The Shabbat following Sarah’s glorious wedding marks the 26 th anniversary of her Bat Mitzvah.
Had she been born the day she became a Bat Mitzvah, she would be old enough to have celebrated two more. Where did the time go?
The sophisticated hairstyle of her wedding day was such a stark contrast to the huge bow she wore in her hair on the day she read from the Torah.
There were so many other differences too, most of them, obvious. She is now a sophisticated highly-educated professional who supervises lots of people. She has traveled much if the world and interacts seamlessly and respectfully with CEOs and house cleaners alike. She is the mother of two wonderful children whom she skillfully guides through the discoveries, joys and perils of childhood.
Without a doubt, the lessons she taught as a Bat Mitzvah from Leviticus Holiness Code (chapter 19) are part of her essence and clearly values that she and Clive uphold together:
- Leave the corners of your field for those less fortunate than you.

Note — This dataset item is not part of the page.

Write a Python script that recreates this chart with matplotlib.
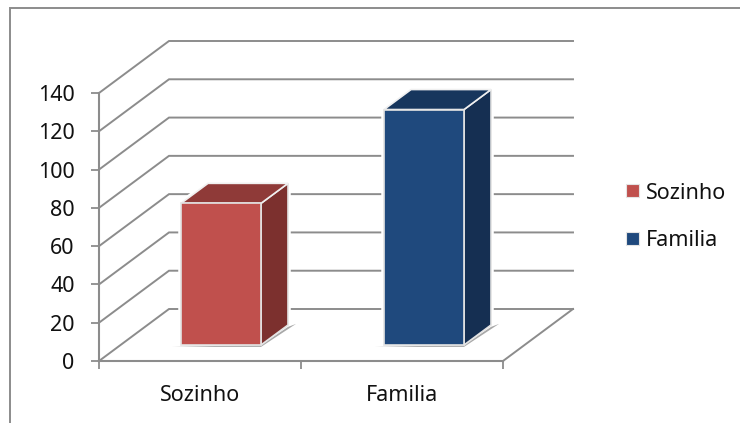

- Don’t take advantage of the vulnerability of others,
- Don’t engage in gossip,
- Treat those who work for you with dignity and respect,
- Don’t stand idly by in the face of injustice.
All of these ideals fall under the rubric, ואהבת לרעך כמוך — “You shall love your neighbor as yourself.” (Leviticus 19:18)
On her wedding day many present noted what Vickie and I have both clearly observed: Sarah seems happier today than any of us can ever remember her.
And of course we are thrilled. Our daughter has turned into a a kind, caring, capable and loving woman of whom we are so very proud,
As we danced at her wedding — though the years had transformed her — I embraced — with open arms — my little girl, who read from the Torah with the huge bow in her hair.